In an exclusive interview with ZDNet News UK Tuesday morning, Martina King, UK managing director of Yahoo!, confirmed that the organisation is about to employ a Yahoo! "inspector" charged with the responsibility of ensuring that Yahoo!'s Messenger system is not polluted with paedophile content.
King also confirmed that she is receiving advice from organisations such as Childnet International and the police. If they recommend that chatrooms should be abolished because of the threat of paedophiles, "I would do it," she said.
The appointment of an inspector is a first for the company and King explained that decision initiates a series of steps the company will take to "deal with the unacceptable use" of chatrooms by paedophiles to lure children into abusive liaisons offline.
"We are working closely with Childnet and the Internet Watch foundation as well as the police to deal with this problem," King told ZDNet.
The inspector will not work as a moderator -- moderators usually oversee all conversations and deal with foul language, racism, abuse -- instead he/she will be specially trained to deal only with content with paedophile themes. King said the appointment would be made as soon as possible and she will personally oversee all coordination with the police and childrens charities to ensure the right person gets the job.
If the inspector suspects a paedophile is using Yahoo!'s facilities, the police will be notified and the two organisations will work together to prosecute that user.
King said Yahoo! worked with the police to trap Patrick Green who lured and raped a 13 year old girl he met on a Yahoo! chatroom.
King expressed concern at the way Yahoo! had been portrayed by ZDNet UK News in recent weeks, following Greens sentencing. "Yahoo! has always been concerned with the activities of paedophiles in chatrooms... It was not our intention to stonewall ZDNet News in its reporting of this issue."
While plans are being made for the first step to be taken, King also spoke of her hopes for the future and shared some of the plans the company is considering to eradicate predators from its service.
"I think one of the most important things to realise here is that this is not just a chat issue, but clearly they [paedophiles] are abusing our terms and conditions... Weve been looking at several different ways including credit card registration [this would provide Yahoo! with traceable information that can be passed onto the police if a paedophile is suspected of operating on the companys services] to help us deal with this."
"We are operating a zero tolerance strategy here and I will do everything I can to ensure these people are dealt with. I am considering 100 percent moderation... but will continue to take advice on this."

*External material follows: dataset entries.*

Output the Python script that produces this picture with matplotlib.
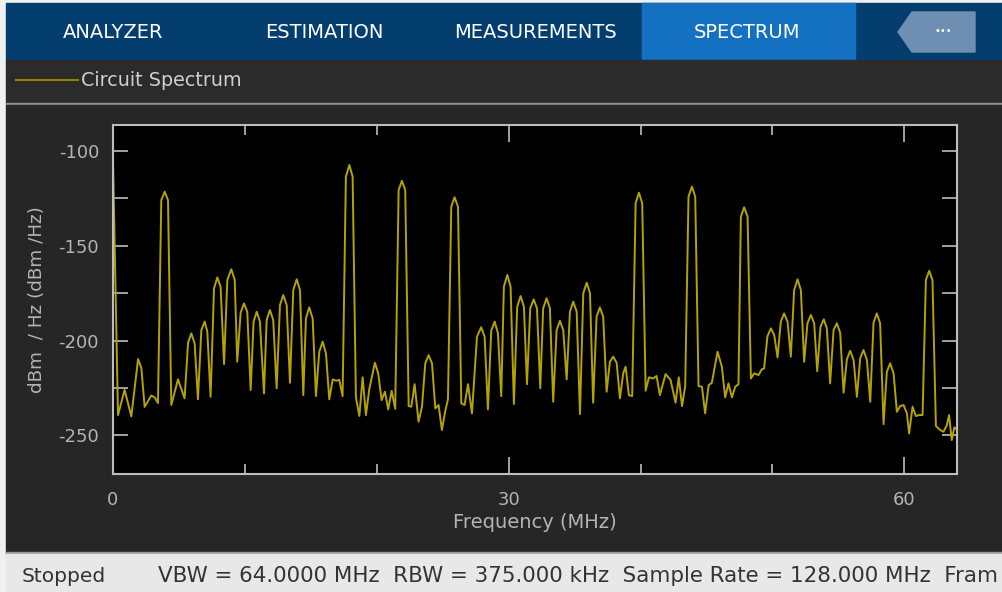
import matplotlib
matplotlib.use("Agg")
import matplotlib.pyplot as plt
from matplotlib.patches import Rectangle, Polygon
from matplotlib.lines import Line2D

# spectrum trace: frequency (MHz) and level (dBm/Hz)
freq = [0.0, 0.38, 0.88, 1.39, 1.9, 2.15, 2.4, 2.9, 3.16, 3.41, 3.66, 3.92, 4.17,
        4.42, 4.93, 5.43, 5.69, 5.94, 6.19, 6.44, 6.7, 6.95, 7.15, 7.4, 7.66, 7.91,
        8.16, 8.42, 8.67, 8.97, 9.23, 9.42, 9.68, 9.93, 10.18, 10.44, 10.66, 10.9,
        11.14, 11.45, 11.65, 11.9, 12.15, 12.41, 12.66, 12.91, 13.17, 13.42, 13.67,
        13.93, 14.18, 14.43, 14.63, 14.88, 15.14, 15.39, 15.64, 15.9, 16.15, 16.4,
        16.66, 16.91, 17.16, 17.41, 17.66, 17.92, 18.17, 18.42, 18.68, 18.93, 19.18,
        19.43, 19.86, 20.11, 20.37, 20.62, 20.87, 21.13, 21.4, 21.66, 21.91, 22.16,
        22.42, 22.62, 22.87, 23.17, 23.43, 23.68, 23.93, 24.19, 24.44, 24.69, 24.94,
        25.2, 25.4, 25.65, 25.9, 26.16, 26.41, 26.66, 26.92, 27.22, 27.6, 27.92,
        28.18, 28.43, 28.68, 28.94, 29.19, 29.44, 29.64, 29.9, 30.15, 30.4, 30.65,
        30.91, 31.16, 31.39, 31.64, 31.9, 32.15, 32.4, 32.62, 32.88, 33.13, 33.38,
        33.64, 33.89, 34.14, 34.4, 34.65, 34.9, 35.16, 35.41, 35.66, 35.92, 36.17,
        36.41, 36.67, 36.92, 37.17, 37.43, 37.68, 37.93, 38.19, 38.44, 38.69, 38.87,
        39.12, 39.37, 39.63, 39.88, 40.13, 40.39, 40.64, 40.96, 41.22, 41.47, 41.9,
        42.28, 42.66, 42.9, 43.15, 43.39, 43.64, 43.9, 44.15, 44.4, 44.66, 44.9,
        45.17, 45.41, 45.84, 46.17, 46.42, 46.67, 46.93, 47.18, 47.43, 47.61, 47.86,
        48.12, 48.37, 48.62, 48.95, 49.2, 49.37, 49.63, 49.89, 50.14, 50.39, 50.64,
        50.89, 51.15, 51.4, 51.65, 51.91, 52.16, 52.41, 52.66, 52.92, 53.17, 53.4,
        53.65, 53.9, 54.13, 54.38, 54.64, 54.89, 55.14, 55.4, 55.65, 55.9, 56.16,
        56.41, 56.66, 56.91, 57.17, 57.42, 57.67, 57.92, 58.17, 58.43, 58.68, 58.93,
        59.19, 59.44, 59.69, 59.95, 60.2, 60.37, 60.63, 60.88, 61.13, 61.39, 61.64,
        61.89, 62.14, 62.4, 62.72, 62.98, 63.23, 63.4, 63.6, 63.8, 64.0]
level = [-105, -239.3, -226, -240, -209.8, -214.5, -235, -229, -230, -233, -125.9, -121.5, -125.9,
         -234, -220.5, -230.5, -201.2, -196.2, -201.5, -231, -194.5, -190, -195.3, -229.7, -172.5, -166.7,
         -171.6, -212.4, -168, -162.4, -168, -211.2, -185.3, -180.4, -184.8, -226.1, -190, -184.8,
         -190, -227.9, -189.2, -183.9, -189.2, -225.2, -181.3, -176, -181.3, -222.3, -173.4,
         -167.7, -173.4, -228.8, -188.3, -182.5, -188.3, -229.3, -205.9, -200.6, -206.8, -231,
         -220.5, -221.2, -220.8, -229.3, -113.5, -107.4, -113.5, -230, -239.8, -219.4, -239.3,
         -225.8, -211.7, -217.3, -231.4, -227, -236.3, -226.5, -236, -120.6, -115.7, -120.6,
         -234.6, -234.9, -223, -242.8, -234.9, -212, -207.7, -212, -235.8, -234, -247.2,
         -237, -231, -129.4, -124.4, -129.4, -233.1, -234, -223, -238.4, -198, -193,
         -198, -236.3, -194.8, -190, -196.2, -229.3, -171.6, -165.4, -171.6, -233.5, -182.2,
         -176.5, -182.2, -223, -183, -178.3, -183, -225.2, -183, -177.7, -183, -232.3,
         -194.5, -189.6, -194.5, -220.5, -184.8, -179.5, -184.8, -238.8, -175.1, -169.5, -175.1,
         -232.8, -187.4, -182.5, -187.4, -227, -211.2, -208.5, -211.7, -230.5, -217.3, -213.8,
         -228.8, -229.3, -127.6, -122, -127.6, -226.5, -219.4, -220, -218.7, -228.8, -217.7,
         -220.8, -232.8, -219.4, -234.6, -224, -124.1, -118.8, -124.1, -224, -224.4, -238.4,
         -223.5, -222.3, -205.9, -213.8, -230, -222.6, -230, -224.4, -223, -134.7, -129.7,
         -134.7, -220, -217.3, -218.2, -215.2, -214.7, -197.6, -193.6, -197.1, -208.9, -190,
         -185.7, -190, -208.5, -173.4, -167.7, -173.4, -211.2, -190.9, -186.5, -190.9, -216.2,
         -192.7, -188.8, -193.6, -222.6, -194.5, -190.9, -195.9, -227.5, -209.9, -205.4, -210.3,
         -229.7, -209.4, -205, -210.3, -232.3, -190.6, -185.7, -190.9, -244.1, -216.5, -212,
         -217.3, -237.6, -234.6, -234, -238.4, -249, -234.9, -239.8, -239.3, -239.3, -168.1,
         -163.2, -168.1, -245.1, -247.2, -248.1, -244.6, -239.3, -252.5, -245.8, -247]

tabs = ['ANALYZER', 'ESTIMATION', 'MEASUREMENTS', 'SPECTRUM']
tab_x = [113, 324, 536, 747]
y_ticks = [-250, -225, -200, -175, -150, -125, -100]
x_major = [0, 30, 60]
x_minor = [10, 20, 40, 50]

W, H = 1002, 592
plt.rcParams['font.family'] = 'DejaVu Sans'
plt.rcParams['axes.unicode_minus'] = False

fig = plt.figure(figsize=(W / 100, H / 100), dpi=100, facecolor='#f0f0f0')

# helpers working in screen pixels (origin top left)
def box(x, y, w, h, color):
    fig.patches.append(Rectangle((x / W, 1 - (y + h) / H), w / W, h / H,
                                 transform=fig.transFigure, color=color, zorder=-5))

def txt(x, y, s, **kw):
    fig.text(x / W, 1 - y / H, s, **kw)

# window chrome
box(6, 3, W - 6, 57, '#033e6f')       # tab strip
box(642, 3, 213, 57, '#1470c0')       # selected tab
box(6, 60, W - 6, 44, '#2b2b2b')      # legend row
box(6, 103, W - 6, 2, '#8e8e8e')      # separator
box(6, 105, W - 6, 448, '#262626')    # plot panel
box(6, 552, W - 6, 2, '#9a9a9a')
box(6, 554, W - 6, 38, '#e8e8e8')     # status bar

pts = [(898, 32), (912, 12), (975, 12), (975, 52), (912, 52)]
fig.patches.append(Polygon([(px / W, 1 - py / H) for px, py in pts], closed=True,
                           transform=fig.transFigure, color='#6e8fb1', zorder=-4))
txt(943, 31, '\u2022\u2022\u2022', color='white', fontsize=7, ha='center', va='center')

for name, x in zip(tabs, tab_x):
    txt(x, 32, name, color='white', fontsize=14, ha='center', va='center')

# legend
fig.add_artist(Line2D([16 / W, 78 / W], [1 - 80 / H, 1 - 80 / H], color='#8f8600', lw=1.5))
txt(81, 80, 'Circuit Spectrum', color='#cfcfcf', fontsize=13.8, va='center')

# status bar (the window cuts the last field off)
txt(22, 576, 'Stopped', color='#333333', fontsize=14.6, va='center')
txt(158, 576, 'VBW = 64.0000 MHz  RBW = 375.000 kHz  Sample Rate = 128.000 MHz  Fram',
    color='#333333', fontsize=15.4, va='center')

# spectrum axes
ax = fig.add_axes([113 / W, 1 - 474 / H, 844 / W, 349 / H], facecolor='black')
ax.set_zorder(2)
ax.plot(freq, level, color='#b5a300', lw=1.4)
ax.set_xlim(0, 64)
ax.set_ylim(-270.4, -86.3)
ax.set_yticks(y_ticks)
ax.set_yticklabels([str(v) if v % 50 == 0 else '' for v in y_ticks])
ax.set_xticks(x_major)
ax.set_xticks(x_minor, minor=True)
for s in ax.spines.values():
    s.set_color('#bdbdbd')
    s.set_linewidth(1.5)
ax.tick_params(axis='both', which='both', direction='in', top=True, right=True,
               color='#bdbdbd', labelcolor='#b4b4b4', labelsize=13, width=1.2)
ax.tick_params(axis='y', which='major', length=11, pad=10)
ax.tick_params(axis='x', which='major', length=12, pad=12)
ax.tick_params(axis='x', which='minor', length=7)

ax.set_xlabel('Frequency (MHz)', color='#b4b4b4', fontsize=14)
ax.xaxis.set_label_coords(0.5, -0.112)
ax.set_ylabel('dBm  / Hz (dBm /Hz)', color='#b4b4b4', fontsize=13.2)
ax.yaxis.set_label_coords(-0.079, 0.5)

fig.savefig('out.png', dpi=100, facecolor=fig.get_facecolor())
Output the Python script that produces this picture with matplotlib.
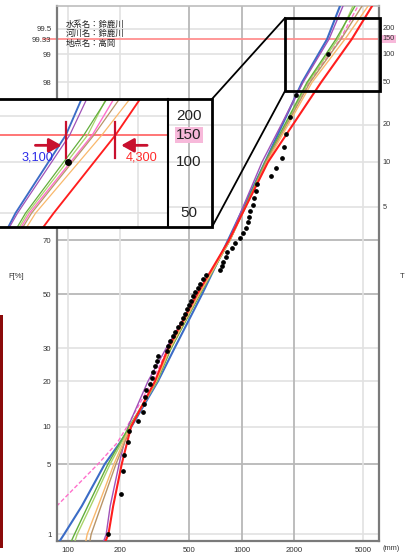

Asked if the organisation would consider closing its chatroom function on the Messenger service, King was clear: "My belief is that cutting off the chatrooms would only force paedophiles onto other parts of the Internet and our service. But we are in constant communication with the police and child agencies and if their advice was to get rid of them, I would do it."
Closing chatrooms would enrage civil liberties advocates who have long argued that censorship is not the way to deal with online predators. Yahoo!'s position suggests that as the Net becomes more mainstream, it is prepared to look at a solution that could upset thousands of users in order to protect those most vulnerable. "The last thing I would want to do is close any of our services, but if it was the only option for us on the Yahoo.co.uk site, I would consider it."
King would not guarantee that after the appointment of an inspector the problem of paedophiles using Yahoo!s chatroom service would go away. Pressed, she refused to concede that sophisticated predators could successfully avoid Yahoo!'s efforts, "Again, we are working with the police and the child agencies and this isnt just about Yahoo!. The whole industry needs to work together to deal with this."